Facing and Resolving Hearing Loss Issues – Part 1

Facing and Resolving Hearing Loss Issues – Part 1

The HLWork email list recently had a very interesting discussion about hearing loss issues and how people deal with them. It started with the fact that some people don’t seem to take responsibility for dealing with their hearing loss. The discussion quickly evolved to how people get the information they need to assume that responsibility, and concluded with some thoughts on why so many hearing aids end up in the dresser drawer.

The following comments are from Randy Collins (Randy.Collins@NAU.EDU) and Rick Sinclair (sna@sympatico.ca). Randy is the Outreach/Training Coordinator for the Arizona Technology Access Program and Rick consults on hearing loss issues in the workplace as a Senior Partner at Sinclair, Nicholson and Associates.

HLWork is an email list on Yahoo Groups that focuses on work issues related to hearing loss. To join, send an empty email to HLWork-subscribe@yahoogroups.com.

Randy:

I am curious if any of you experience the same thing. I often get calls from hard of hearing people desperate for help and information. It’s often job related. More often than not they know very little about their own disability, but to hear them talk they’ve seen the light! They need help and they want it NOW! Then as you explain some basic information and provide some resources you get responses like – “Oh good finally someone understands what I’m going through”, “I feel so much better about myself after talking to you”, “Why hasn’t someone told me this before?” Of course the information is basic information known to all of us here but is often unknown – though certainly available – to the hard of hearing hoard out there across America.

As always I ask questions to assess the person and their needs. If the contact isn’t made through email I usually follow up through email if they have it as I can attach sites and information related to their questions. Always I ask only that they let me know what they found helpful and what they found not to be helpful; rarely IF EVER do I hear from them again. Not a thanks, or a follow up or a request for more information, I hear nothing from them. In the situations where I do hear from them again it’s months later when they’ve reached another crisis. And once again they want help NOW! I try to explain that if they’d accept the responsibility of understanding their own disability and make an effort to stay informed (I always mention HOH-LD and HLWork) that their world would be a much easier and accessible place. I try to explain that I am hard of hearing just as they are and that I know from experience that those of us who have taken ownership of our hearing losses no longer live in panic mode. Yes we do have a hearing crisis from time to time but we take it in stride and work it out as best we can using all the resources available to us. The damnedest thing is in most cases they listen but you can tell they aren’t interested. They only want me to fix the problem they face at the moment. They aren’t interested in preventing like situations from happening to them in the future. They don’t appear to be interested in being responsible for handling their own disability. In my experience this happens often. Does it happen to anyone else? Has anyone a clue as to why this happens? Why would people want to continue to live in crisis, to live as emotional train wrecks when the answers to having a much more stable and satisfying life are readily available?

“Here’s the key to handling much of your problems, like the one you’re facing now.
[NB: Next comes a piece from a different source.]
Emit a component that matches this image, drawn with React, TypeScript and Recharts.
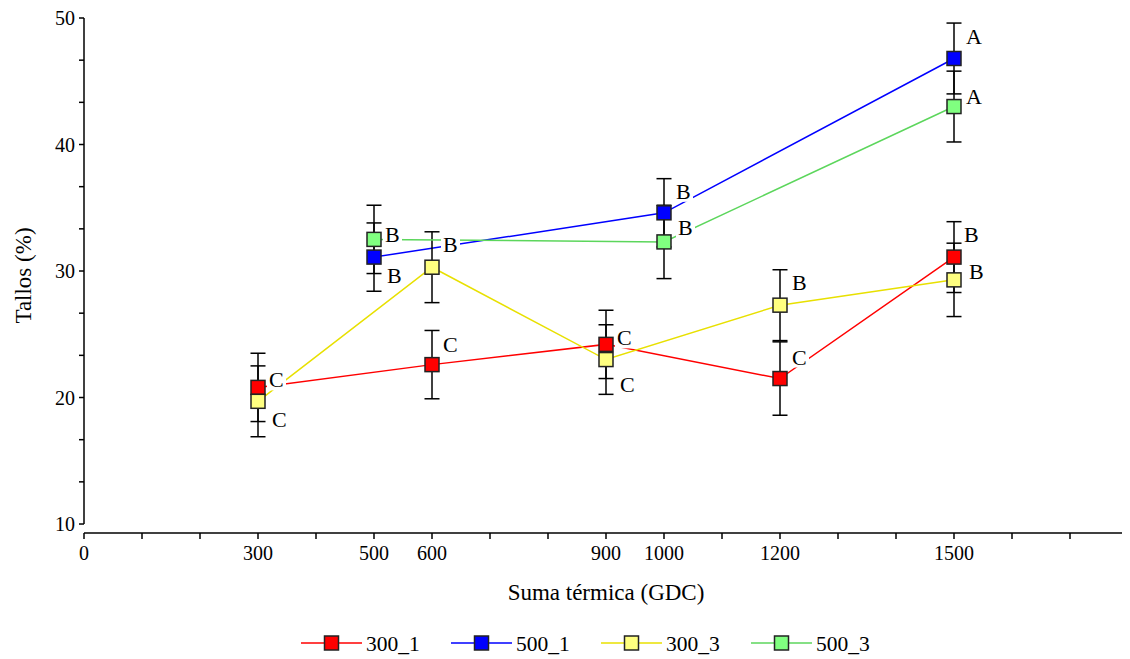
import * as React from 'react';
import {
  LineChart,
  Line,
  XAxis,
  YAxis,
  ErrorBar,
  LabelList,
  Legend,
  ReferenceLine,
} from 'recharts';

// Suma térmica (GDC) at which each treatment was sampled
const xSingle = [300, 600, 900, 1200, 1500];
const xPaired = [500, 1000, 1500];

// Tallos (%) means, standard errors and mean-separation letters
const mean300_1 = [20.8, 22.6, 24.2, 21.5, 31.1];
const err300_1 = [2.7, 2.7, 2.7, 2.9, 2.8];
const letters300_1 = ['C', 'C', 'C', 'C', 'B'];

const mean500_1 = [31.1, 34.6, 46.8];
const err500_1 = [2.7, 2.7, 2.8];
const letters500_1 = ['B', 'B', 'A'];

const mean300_3 = [19.7, 30.3, 23.0, 27.3, 29.3];
const err300_3 = [2.8, 2.8, 2.75, 2.8, 2.9];
const letters300_3 = ['C', 'B', 'C', 'B', 'B'];

const mean500_3 = [32.5, 32.3, 43.0];
const err500_3 = [2.7, 2.9, 2.8];
const letters500_3 = ['B', 'B', 'A'];

// axis ticks
const xTickValues = [0, 100, 200, 300, 400, 500, 600, 700, 800, 900, 1000, 1100, 1200, 1300, 1400, 1500, 1600, 1700, 1800];
const xTickLabels = ['0', '', '', '300', '', '500', '600', '', '', '900', '1000', '', '1200', '', '', '1500', '', '', ''];
const yTickValues = [10, 13.333, 16.667, 20, 23.333, 26.667, 30, 33.333, 36.667, 40, 43.333, 46.667, 50];
const yTickLabels = ['10', '', '', '20', '', '', '30', '', '', '40', '', '', '50'];

// letter placement next to each marker: [dx, dy of baseline]
const pos300_1 = [[11, 0], [11, -13], [11, 1], [12, -14], [10, -15]];
const pos500_1 = [[13, 26], [12, -14], [12, -14]];
const pos300_3 = [[14, 26], [11, -15], [14, 32], [12, -15], [15, -1]];
const pos500_3 = [[11, 3], [14, -7], [12, -3]];

const FONT = '"Liberation Serif", "Times New Roman", serif';

type Point = { x: number; y: number; err: number; letter: string };

const toPoints = (xs: number[], ys: number[], errs: number[], letters: string[]): Point[] =>
  xs.map((x, i) => ({ x, y: ys[i], err: errs[i], letter: letters[i] }));

const series = [
  { name: '300_1', line: '#ff0000', fill: '#ff0000', points: toPoints(xSingle, mean300_1, err300_1, letters300_1), pos: pos300_1 },
  { name: '500_1', line: '#0000ff', fill: '#0000ff', points: toPoints(xPaired, mean500_1, err500_1, letters500_1), pos: pos500_1 },
  { name: '300_3', line: '#e8e000', fill: '#ffff80', points: toPoints(xSingle, mean300_3, err300_3, letters300_3), pos: pos300_3 },
  { name: '500_3', line: '#5cd65c', fill: '#80ff80', points: toPoints(xPaired, mean500_3, err500_3, letters500_3), pos: pos500_3 },
];

const squareDot = (fill: string) => (p: any) => (
  <rect
    key={`dot-${p.index}`}
    x={p.cx - 7}
    y={p.cy - 7}
    width={14}
    height={14}
    fill={fill}
    stroke="#222"
    strokeWidth={1.5}
  />
);

// letter with a white patch behind it, so lines passing under it are cut
const letterLabel = (pos: number[][]) => (props: any) => {
  const { x, y, value, index } = props;
  const [dx, dy] = pos[index] ?? [12, -14];
  const tx = x + dx;
  const ty = y + dy;
  return (
    <g key={`lbl-${index}`}>
      <rect x={tx - 2} y={ty - 16} width={19} height={19} fill="#fff" />
      <text x={tx} y={ty} fontSize={22} fontFamily={FONT} fill="#000">
        {value}
      </text>
    </g>
  );
};

const renderLegend = () => (
  <svg width={1122} height={30} style={{ display: 'block' }}>
    {series.map((s, i) => {
      const x0 = 293 + i * 150;
      return (
        <g key={s.name}>
          <line x1={x0} x2={x0 + 61} y1={15} y2={15} stroke={s.line} strokeWidth={1.5} />
          <rect x={x0 + 23.5} y={8} width={14} height={14} fill={s.fill} stroke="#222" strokeWidth={1.5} />
          <text x={x0 + 65} y={22.5} fontSize={21.5} fontFamily={FONT} fill="#000">
            {s.name}
          </text>
        </g>
      );
    })}
  </svg>
);

export default function App() {
  return (
    <LineChart
      width={1122}
      height={651}
      margin={{ top: 10, right: 2, bottom: 1, left: 0 }}
      style={{ fontFamily: FONT, background: '#fff' }}
    >
      <XAxis
        dataKey="x"
        type="number"
        domain={[0, 1800]}
        ticks={xTickValues}
        interval={0}
        tickFormatter={(_v: number, i: number) => xTickLabels[i]}
        height={95}
        tickSize={6}
        tickMargin={7}
        tick={{ fill: '#000', fontSize: 20 }}
        axisLine={{ stroke: '#000', strokeWidth: 1.5 }}
        tickLine={{ stroke: '#000', strokeWidth: 1.5 }}
        label={{ value: 'Suma térmica (GDC)', position: 'insideBottom', offset: 28, fill: '#000', fontSize: 23 }}
      />
      <YAxis
        type="number"
        domain={[9.29, 50]}
        allowDataOverflow
        ticks={yTickValues}
        interval={0}
        tickFormatter={(_v: number, i: number) => yTickLabels[i]}
        width={76}
        tickSize={5}
        tickMargin={4}
        tick={{ fill: '#000', fontSize: 20 }}
        axisLine={false}
        tickLine={{ stroke: '#000', strokeWidth: 1.5 }}
        label={{
          value: 'Tallos (%)',
          angle: -90,
          position: 'insideLeft',
          offset: 15,
          fill: '#000',
          fontSize: 23,
          style: { textAnchor: 'middle' },
        }}
      />
      <ReferenceLine
        segment={[{ x: 0, y: 10 }, { x: 0, y: 50 }]}
        stroke="#000"
        strokeWidth={1.5}
        ifOverflow="visible"
      />
      <Legend verticalAlign="bottom" content={renderLegend} wrapperStyle={{ left: 0, width: 1122 }} />

      {series.map((s) => (
        <Line
          key={s.name}
          name={s.name}
          data={s.points}
          dataKey="y"
          type="linear"
          stroke={s.line}
          strokeWidth={1.5}
          dot={squareDot(s.fill)}
          activeDot={false}
          isAnimationActive={false}
        >
          <ErrorBar dataKey="err" direction="y" width={7.5} stroke="#000" strokeWidth={1.5} />
        </Line>
      ))}

      {/* letters go on top of every line */}
      {series.map((s) => (
        <Line
          key={`${s.name}-letters`}
          data={s.points}
          dataKey="y"
          stroke="none"
          dot={false}
          activeDot={false}
          legendType="none"
          isAnimationActive={false}
        >
          <LabelList dataKey="letter" content={letterLabel(s.pos)} />
        </Line>
      ))}
    </LineChart>
  );
}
Take this key and you’ll experience more freedom and independence and improved self esteem and greater calm in your daily life than you ever thought possible.”
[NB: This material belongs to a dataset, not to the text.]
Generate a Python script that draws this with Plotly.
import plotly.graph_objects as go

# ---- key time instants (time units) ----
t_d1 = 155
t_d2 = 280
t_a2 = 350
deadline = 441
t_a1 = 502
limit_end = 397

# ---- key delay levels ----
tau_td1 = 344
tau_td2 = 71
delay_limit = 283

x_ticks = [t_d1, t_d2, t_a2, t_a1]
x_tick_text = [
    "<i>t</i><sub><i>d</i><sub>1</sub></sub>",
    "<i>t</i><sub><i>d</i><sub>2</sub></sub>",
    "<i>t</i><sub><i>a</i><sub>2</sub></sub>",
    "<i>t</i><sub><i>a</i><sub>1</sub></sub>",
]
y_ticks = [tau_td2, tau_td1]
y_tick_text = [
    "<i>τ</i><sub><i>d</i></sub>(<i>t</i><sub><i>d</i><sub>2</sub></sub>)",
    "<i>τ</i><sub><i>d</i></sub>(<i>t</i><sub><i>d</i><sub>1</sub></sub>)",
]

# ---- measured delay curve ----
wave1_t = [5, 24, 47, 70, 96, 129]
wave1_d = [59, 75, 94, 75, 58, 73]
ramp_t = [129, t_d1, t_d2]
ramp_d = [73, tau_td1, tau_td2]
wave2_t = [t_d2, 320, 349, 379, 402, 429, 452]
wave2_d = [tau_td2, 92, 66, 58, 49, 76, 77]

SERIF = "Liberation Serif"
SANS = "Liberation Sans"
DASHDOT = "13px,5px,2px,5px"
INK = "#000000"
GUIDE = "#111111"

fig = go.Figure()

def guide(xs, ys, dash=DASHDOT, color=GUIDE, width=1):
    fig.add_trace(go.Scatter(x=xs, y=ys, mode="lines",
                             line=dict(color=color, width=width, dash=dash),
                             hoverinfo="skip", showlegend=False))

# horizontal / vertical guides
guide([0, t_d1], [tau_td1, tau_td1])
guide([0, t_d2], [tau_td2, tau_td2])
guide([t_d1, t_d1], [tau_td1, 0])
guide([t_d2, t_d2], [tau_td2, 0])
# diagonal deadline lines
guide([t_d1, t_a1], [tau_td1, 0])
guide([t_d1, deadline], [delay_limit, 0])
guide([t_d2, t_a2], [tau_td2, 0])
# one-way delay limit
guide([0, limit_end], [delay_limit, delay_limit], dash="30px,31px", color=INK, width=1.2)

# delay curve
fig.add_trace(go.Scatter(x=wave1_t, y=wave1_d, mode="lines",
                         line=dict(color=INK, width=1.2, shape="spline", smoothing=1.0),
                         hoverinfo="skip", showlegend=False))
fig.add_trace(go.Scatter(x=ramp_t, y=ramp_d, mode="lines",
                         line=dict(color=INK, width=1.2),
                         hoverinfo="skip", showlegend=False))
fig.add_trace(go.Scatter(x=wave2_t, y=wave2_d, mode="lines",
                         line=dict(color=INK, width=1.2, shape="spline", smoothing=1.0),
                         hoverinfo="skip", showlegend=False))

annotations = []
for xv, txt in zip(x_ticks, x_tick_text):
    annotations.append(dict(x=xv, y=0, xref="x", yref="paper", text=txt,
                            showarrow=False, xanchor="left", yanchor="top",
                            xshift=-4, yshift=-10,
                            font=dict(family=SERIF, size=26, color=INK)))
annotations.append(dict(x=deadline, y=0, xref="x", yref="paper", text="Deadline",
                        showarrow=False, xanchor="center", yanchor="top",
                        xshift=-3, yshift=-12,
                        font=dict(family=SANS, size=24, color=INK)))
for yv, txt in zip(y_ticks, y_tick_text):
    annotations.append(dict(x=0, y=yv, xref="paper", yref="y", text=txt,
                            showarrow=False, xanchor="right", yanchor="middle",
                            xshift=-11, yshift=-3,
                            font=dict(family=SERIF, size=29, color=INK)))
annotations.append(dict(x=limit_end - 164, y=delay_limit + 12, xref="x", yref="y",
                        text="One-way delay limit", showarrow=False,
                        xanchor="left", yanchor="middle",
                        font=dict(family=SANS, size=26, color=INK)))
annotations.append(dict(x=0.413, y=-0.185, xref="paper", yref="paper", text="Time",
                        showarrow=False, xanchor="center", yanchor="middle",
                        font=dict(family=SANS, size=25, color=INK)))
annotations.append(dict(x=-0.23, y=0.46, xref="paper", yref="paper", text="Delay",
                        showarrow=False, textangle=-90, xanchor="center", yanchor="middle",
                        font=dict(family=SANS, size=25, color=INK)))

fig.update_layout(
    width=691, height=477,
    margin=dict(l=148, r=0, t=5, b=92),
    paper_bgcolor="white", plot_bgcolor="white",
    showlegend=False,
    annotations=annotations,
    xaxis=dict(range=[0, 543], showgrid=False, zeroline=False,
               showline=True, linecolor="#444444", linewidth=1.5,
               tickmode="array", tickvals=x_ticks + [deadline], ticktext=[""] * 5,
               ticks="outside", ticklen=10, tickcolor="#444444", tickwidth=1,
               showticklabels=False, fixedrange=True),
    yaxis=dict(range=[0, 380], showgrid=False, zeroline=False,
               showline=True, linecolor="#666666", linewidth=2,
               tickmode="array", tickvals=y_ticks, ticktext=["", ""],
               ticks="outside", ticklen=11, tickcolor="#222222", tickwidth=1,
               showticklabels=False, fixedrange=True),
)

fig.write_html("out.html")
“No thanks, just solve the problem I’m facing now. And hurry please I am in a state of panic, I really need help. Life isn’t fair. This isn’t right. Please help me.”

Rick:

I would hazard a guess that it is denial. One of the ironic things about government policy here [Ed.: Rick lives in Canada], is that solutions are to be made with the person concerned, but as you say, they don’t have the information. A lot of times, they refuse help. They don’t want a tty on their desk, or anything special done for them, because they are intent on proving they don’t have a disability. Most fear it will hamper advancement (as if their loss doesn’t!). It is hard to deal with something effectively, until you admit it exists.

Our solution is to recommend removal of systemic barriers, rather than individual custom design. If a tty system that looks like IM is available on the computer server and anyone can have it that asks, its not related to the disability anymore, but you will find a lot of people grateful it’s there! Similarly, if videos used in training are open captioned, its amazing how much better senior staff learn, than before. The trick is to pick a system and redesign it with the usual systems design tools, but geared to disability inclusion. Cops with whistles used to direct traffic – now we have stoplights. Nobody realizes the accommodation, but it’s there.

[Ed.: Another list member suggested that audiologists and hearing aid dispensers are crucial in getting this kind of information out to people with hearing loss.]